A COURT ruling which overturned a Natural England (NE) decision has significant implications for the game-keeping industry.

Mr Justice Ouseley, sitting in the Administrative Court at the Royal Courts of Justice, quashed the refusal of NE to grant a licence for the control of common buzzards.

The judgment followed a three-day judicial review hearing in June and was brought by Ricky McMorn, a self-employed gamekeeper from Northumberland, with the support of the National Gamekeepers Organisation.

He said, since 2010, buzzards had increasingly killed young pheasants before they could be released for shoots.

He made the first of five applications to NE for a licence in 2011, but all were rejected. He wanted it to cover the six shoots he operated, some of which he had run for more than 20 years.

However, the delay in granting the licence meant the shoots became unviable and had the court ruling gone against him, he could not have continued as a game-keeper.

Matthew Howarth, a judicial review expert and head of the commercial litigation team at Leeds and Bradford based law firm Gordons, represented the NGO and Mr McMorn.

He said: "The 1981 Wildlife and Countryside Act makes it illegal to kill wild birds without a licence. But licences can be granted in the interests of public or air safety, for research and, as in this case, to prevent serious damage to crops or livestock, including, specifically, game birds kept for shooting. Where certain tests are met, these licences can’t be unreasonably withheld."

Mr Howarth said NE had already accepted that buzzards were the main cause of the pheasant deaths and that Mr McMorn had done all he reasonably could to scare them off.

NE had also acknowledged that removing a small number of buzzards from the site would not compromise the species’ conservation status, yet still repeatedly refused a licence.

He said: "In the judicial review, we specifically challenged NE’s latest 2014 rejection on a series of grounds, all of which Mr Justice Ouseley upheld.

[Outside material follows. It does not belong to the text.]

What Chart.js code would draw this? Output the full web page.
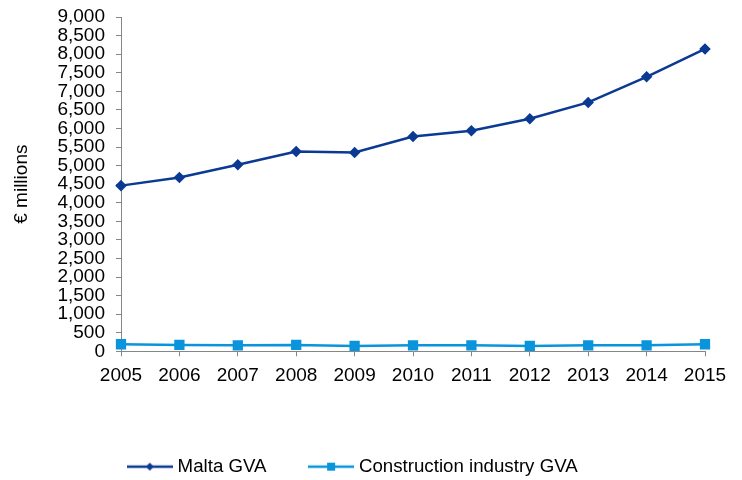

He agreed that NE unlawfully took public opinion into account and acted unreasonably in declining the licence application.

"He also ruled that NE unfairly failed to consider its own technical assessor’s recommendation that eight buzzards should be captured alive through cage trapping and moved to captivity.

"In addition, the judge considered that NE unlawfully operated an undisclosed policy about how buzzard applications were to be treated," Mr Howarth said.

"This required more and better evidence than was demanded for other breeds, for individual birds to be identified and for proof to be provided that removing them would end the damage to the pheasants."

Mr Howarth said NE allowed thousands of cormorants to be shot each year, despite there being fewer of them than the UK's 300,000 buzzards.